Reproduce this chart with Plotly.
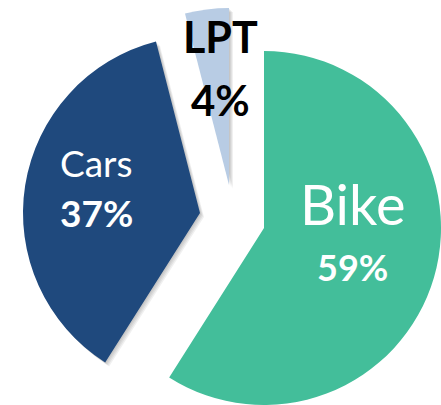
import plotly.graph_objects as go

# Data
labels = ["Bike", "Cars", "LPT"]
values = [59, 37, 4]
colors = ["#43BE9A", "#1F497D", "#B8CCE4"]

W, H = 441, 405
R = 177
# exploded slice apex positions (px, from top-left)
apex = {"Bike": (264, 228), "Cars": (200, 213), "LPT": (229, 185)}


def fits(cx, cy):
    return cx - R >= 0 and cx + R <= W and cy - R >= 0 and cy + R <= H


def pie_trace(i, cx, cy, color):
    cols = [color if j == i else "rgba(0,0,0,0)" for j in range(len(labels))]
    return go.Pie(
        labels=labels, values=values, sort=False, direction="clockwise", rotation=0,
        marker=dict(colors=cols, line=dict(width=0)),
        textinfo="none", hoverinfo="skip", showlegend=False,
        domain=dict(x=[(cx - R) / W, (cx + R) / W],
                    y=[(H - cy - R) / H, (H - cy + R) / H]),
    )


fig = go.Figure()
# soft drop shadows
for i, lab in enumerate(labels):
    cx, cy = apex[lab]
    for d in (4, 3, 2, 1):
        if fits(cx + d, cy + d):
            fig.add_trace(pie_trace(i, cx + d, cy + d, "rgba(0,0,0,0.06)"))
# slices
for i, lab in enumerate(labels):
    cx, cy = apex[lab]
    fig.add_trace(pie_trace(i, cx, cy, colors[i]))

# label styling/positions
lab_style = {
    "Bike": dict(x=352, y1=203, y2=267, c="white", s1=56, b1=False, s2=36),
    "Cars": dict(x=96, y1=162, y2=212, c="white", s1=37, b1=False, s2=37),
    "LPT": dict(x=220, y1=37, y2=100, c="black", s1=43, b1=True, s2=42),
}
for lab, v in zip(labels, values):
    st = lab_style[lab]
    t1 = f"<b>{lab}</b>" if st["b1"] else lab
    fig.add_annotation(x=st["x"] / W, y=1 - st["y1"] / H, xref="paper", yref="paper",
                       text=t1, showarrow=False, xanchor="center", yanchor="middle",
                       font=dict(family="Lato", size=st["s1"], color=st["c"]))
    fig.add_annotation(x=st["x"] / W, y=1 - st["y2"] / H, xref="paper", yref="paper",
                       text=f"<b>{v}%</b>", showarrow=False, xanchor="center", yanchor="middle",
                       font=dict(family="Lato", size=st["s2"], color=st["c"]))

fig.update_layout(width=W, height=H, margin=dict(l=0, r=0, t=0, b=0),
                  paper_bgcolor="white", plot_bgcolor="white", showlegend=False)
fig.write_html("out.html", config={"displayModeBar": False},
               post_script="document.body.style.margin='0';document.body.style.overflow='hidden';")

▶ OBJECTIVE
Begin at the first line of the data above and repeat each line exactly, stopping after the line containing "fig.add_trace(pie_trace(i, cx, cy, colors[i]))". Omit the pictures.

▶ RESULT OF THE TASK
Reproduce this chart with Plotly.
import plotly.graph_objects as go

# Data
labels = ["Bike", "Cars", "LPT"]
values = [59, 37, 4]
colors = ["#43BE9A", "#1F497D", "#B8CCE4"]

W, H = 441, 405
R = 177
# exploded slice apex positions (px, from top-left)
apex = {"Bike": (264, 228), "Cars": (200, 213), "LPT": (229, 185)}


def fits(cx, cy):
    return cx - R >= 0 and cx + R <= W and cy - R >= 0 and cy + R <= H


def pie_trace(i, cx, cy, color):
    cols = [color if j == i else "rgba(0,0,0,0)" for j in range(len(labels))]
    return go.Pie(
        labels=labels, values=values, sort=False, direction="clockwise", rotation=0,
        marker=dict(colors=cols, line=dict(width=0)),
        textinfo="none", hoverinfo="skip", showlegend=False,
        domain=dict(x=[(cx - R) / W, (cx + R) / W],
                    y=[(H - cy - R) / H, (H - cy + R) / H]),
    )


fig = go.Figure()
# soft drop shadows
for i, lab in enumerate(labels):
    cx, cy = apex[lab]
    for d in (4, 3, 2, 1):
        if fits(cx + d, cy + d):
            fig.add_trace(pie_trace(i, cx + d, cy + d, "rgba(0,0,0,0.06)"))
# slices
for i, lab in enumerate(labels):
    cx, cy = apex[lab]
    fig.add_trace(pie_trace(i, cx, cy, colors[i]))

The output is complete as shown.